▶ [What is expected]:
Each line from the beginning of the data below through the line containing "const LS = 0.5;" should be repeated exactly, please.

▶ [Data for processing]:
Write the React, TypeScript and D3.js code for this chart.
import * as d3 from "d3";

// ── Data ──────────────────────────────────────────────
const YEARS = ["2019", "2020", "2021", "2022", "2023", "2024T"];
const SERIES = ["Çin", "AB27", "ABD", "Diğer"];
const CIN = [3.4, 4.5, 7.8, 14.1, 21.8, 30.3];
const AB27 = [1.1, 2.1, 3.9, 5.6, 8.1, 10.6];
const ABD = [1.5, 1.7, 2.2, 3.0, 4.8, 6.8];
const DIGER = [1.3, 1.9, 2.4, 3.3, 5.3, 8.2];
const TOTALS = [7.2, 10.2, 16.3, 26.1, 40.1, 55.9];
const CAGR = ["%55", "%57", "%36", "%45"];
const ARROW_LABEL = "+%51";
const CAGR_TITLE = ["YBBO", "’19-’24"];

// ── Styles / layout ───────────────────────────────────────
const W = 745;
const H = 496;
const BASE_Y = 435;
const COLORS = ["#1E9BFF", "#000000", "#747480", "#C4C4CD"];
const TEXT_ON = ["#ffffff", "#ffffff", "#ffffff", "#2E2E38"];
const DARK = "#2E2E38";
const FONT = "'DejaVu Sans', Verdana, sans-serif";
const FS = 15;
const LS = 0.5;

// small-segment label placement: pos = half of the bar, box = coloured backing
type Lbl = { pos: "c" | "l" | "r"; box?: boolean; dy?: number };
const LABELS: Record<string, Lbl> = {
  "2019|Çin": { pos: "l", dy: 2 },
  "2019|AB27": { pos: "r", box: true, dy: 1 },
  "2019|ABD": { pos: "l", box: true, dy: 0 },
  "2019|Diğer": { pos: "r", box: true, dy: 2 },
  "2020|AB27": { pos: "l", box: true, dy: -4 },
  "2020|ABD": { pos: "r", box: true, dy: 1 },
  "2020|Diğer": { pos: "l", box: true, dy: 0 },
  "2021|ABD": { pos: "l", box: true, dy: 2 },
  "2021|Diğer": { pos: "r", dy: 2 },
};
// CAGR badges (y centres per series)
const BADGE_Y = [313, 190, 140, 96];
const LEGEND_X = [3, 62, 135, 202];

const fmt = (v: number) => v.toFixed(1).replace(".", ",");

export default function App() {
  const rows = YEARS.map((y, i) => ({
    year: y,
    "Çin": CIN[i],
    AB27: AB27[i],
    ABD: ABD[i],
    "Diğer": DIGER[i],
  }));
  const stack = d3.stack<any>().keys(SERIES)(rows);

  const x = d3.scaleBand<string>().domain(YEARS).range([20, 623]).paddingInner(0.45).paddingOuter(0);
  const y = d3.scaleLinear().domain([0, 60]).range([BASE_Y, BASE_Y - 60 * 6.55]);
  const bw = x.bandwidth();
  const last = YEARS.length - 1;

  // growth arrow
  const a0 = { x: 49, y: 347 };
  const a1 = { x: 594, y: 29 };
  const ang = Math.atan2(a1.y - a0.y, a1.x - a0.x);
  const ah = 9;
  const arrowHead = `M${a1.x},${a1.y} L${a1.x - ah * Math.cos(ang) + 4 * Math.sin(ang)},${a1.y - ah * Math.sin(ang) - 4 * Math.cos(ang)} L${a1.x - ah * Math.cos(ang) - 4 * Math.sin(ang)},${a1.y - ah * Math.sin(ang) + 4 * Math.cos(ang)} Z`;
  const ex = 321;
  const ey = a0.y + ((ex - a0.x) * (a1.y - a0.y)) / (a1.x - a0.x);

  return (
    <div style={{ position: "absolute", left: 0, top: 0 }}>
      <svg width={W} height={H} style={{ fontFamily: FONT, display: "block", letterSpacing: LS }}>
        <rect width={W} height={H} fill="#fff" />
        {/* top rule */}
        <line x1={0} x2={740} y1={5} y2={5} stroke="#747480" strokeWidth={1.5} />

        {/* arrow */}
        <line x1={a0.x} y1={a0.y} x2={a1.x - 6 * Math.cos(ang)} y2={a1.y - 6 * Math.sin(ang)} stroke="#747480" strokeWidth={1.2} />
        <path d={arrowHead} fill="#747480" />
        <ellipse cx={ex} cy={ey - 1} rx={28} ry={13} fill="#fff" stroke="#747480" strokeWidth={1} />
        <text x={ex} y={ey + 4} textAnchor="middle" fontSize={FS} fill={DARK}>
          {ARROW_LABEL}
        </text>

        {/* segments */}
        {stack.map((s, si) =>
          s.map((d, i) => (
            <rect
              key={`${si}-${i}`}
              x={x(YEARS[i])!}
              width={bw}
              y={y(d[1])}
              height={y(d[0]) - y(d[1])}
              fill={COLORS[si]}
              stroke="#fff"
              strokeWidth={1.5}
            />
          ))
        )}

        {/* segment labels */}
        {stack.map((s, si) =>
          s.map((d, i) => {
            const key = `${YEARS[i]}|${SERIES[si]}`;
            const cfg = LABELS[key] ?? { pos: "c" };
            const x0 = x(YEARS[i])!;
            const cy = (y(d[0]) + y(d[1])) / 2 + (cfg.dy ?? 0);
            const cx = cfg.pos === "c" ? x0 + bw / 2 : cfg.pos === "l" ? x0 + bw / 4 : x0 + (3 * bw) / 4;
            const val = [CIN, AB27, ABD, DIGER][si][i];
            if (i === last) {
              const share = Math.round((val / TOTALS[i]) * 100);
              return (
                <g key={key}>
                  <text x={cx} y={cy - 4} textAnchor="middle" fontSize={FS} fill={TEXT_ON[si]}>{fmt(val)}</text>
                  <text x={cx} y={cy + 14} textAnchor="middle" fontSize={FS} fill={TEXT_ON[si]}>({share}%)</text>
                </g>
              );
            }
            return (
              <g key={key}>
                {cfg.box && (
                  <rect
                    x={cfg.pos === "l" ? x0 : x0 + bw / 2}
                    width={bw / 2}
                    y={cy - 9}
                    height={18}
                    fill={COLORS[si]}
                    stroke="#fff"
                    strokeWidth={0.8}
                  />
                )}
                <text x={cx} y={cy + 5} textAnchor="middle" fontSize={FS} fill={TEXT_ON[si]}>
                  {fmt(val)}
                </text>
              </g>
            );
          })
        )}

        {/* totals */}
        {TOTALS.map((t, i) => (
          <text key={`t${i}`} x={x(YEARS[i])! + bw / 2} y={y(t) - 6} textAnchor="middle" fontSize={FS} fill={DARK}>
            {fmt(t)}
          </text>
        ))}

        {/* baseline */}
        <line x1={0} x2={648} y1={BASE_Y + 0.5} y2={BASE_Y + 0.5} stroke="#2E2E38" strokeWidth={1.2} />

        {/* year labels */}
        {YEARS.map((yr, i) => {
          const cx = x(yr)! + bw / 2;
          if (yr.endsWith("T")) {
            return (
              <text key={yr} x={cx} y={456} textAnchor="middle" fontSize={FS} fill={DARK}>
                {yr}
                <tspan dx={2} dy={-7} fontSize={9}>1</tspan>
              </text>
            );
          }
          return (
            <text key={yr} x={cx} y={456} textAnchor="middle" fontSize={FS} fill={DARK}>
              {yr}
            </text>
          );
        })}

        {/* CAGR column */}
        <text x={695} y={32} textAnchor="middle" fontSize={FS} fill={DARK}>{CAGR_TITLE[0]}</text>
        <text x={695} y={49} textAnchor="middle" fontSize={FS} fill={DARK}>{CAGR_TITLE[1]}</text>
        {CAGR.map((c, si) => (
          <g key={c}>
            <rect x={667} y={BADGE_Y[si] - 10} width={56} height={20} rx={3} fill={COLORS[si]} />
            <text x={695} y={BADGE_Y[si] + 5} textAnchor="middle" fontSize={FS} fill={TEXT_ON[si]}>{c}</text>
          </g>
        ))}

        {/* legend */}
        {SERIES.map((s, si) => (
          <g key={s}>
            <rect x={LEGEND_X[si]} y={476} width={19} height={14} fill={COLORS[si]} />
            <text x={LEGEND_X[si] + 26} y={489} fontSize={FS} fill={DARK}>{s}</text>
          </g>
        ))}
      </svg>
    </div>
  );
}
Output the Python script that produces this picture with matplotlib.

▶ [Written answer]:
Write the React, TypeScript and D3.js code for this chart.
import * as d3 from "d3";

// ── Data ──────────────────────────────────────────────
const YEARS = ["2019", "2020", "2021", "2022", "2023", "2024T"];
const SERIES = ["Çin", "AB27", "ABD", "Diğer"];
const CIN = [3.4, 4.5, 7.8, 14.1, 21.8, 30.3];
const AB27 = [1.1, 2.1, 3.9, 5.6, 8.1, 10.6];
const ABD = [1.5, 1.7, 2.2, 3.0, 4.8, 6.8];
const DIGER = [1.3, 1.9, 2.4, 3.3, 5.3, 8.2];
const TOTALS = [7.2, 10.2, 16.3, 26.1, 40.1, 55.9];
const CAGR = ["%55", "%57", "%36", "%45"];
const ARROW_LABEL = "+%51";
const CAGR_TITLE = ["YBBO", "’19-’24"];

// ── Styles / layout ───────────────────────────────────────
const W = 745;
const H = 496;
const BASE_Y = 435;
const COLORS = ["#1E9BFF", "#000000", "#747480", "#C4C4CD"];
const TEXT_ON = ["#ffffff", "#ffffff", "#ffffff", "#2E2E38"];
const DARK = "#2E2E38";
const FONT = "'DejaVu Sans', Verdana, sans-serif";
const FS = 15;
const LS = 0.5;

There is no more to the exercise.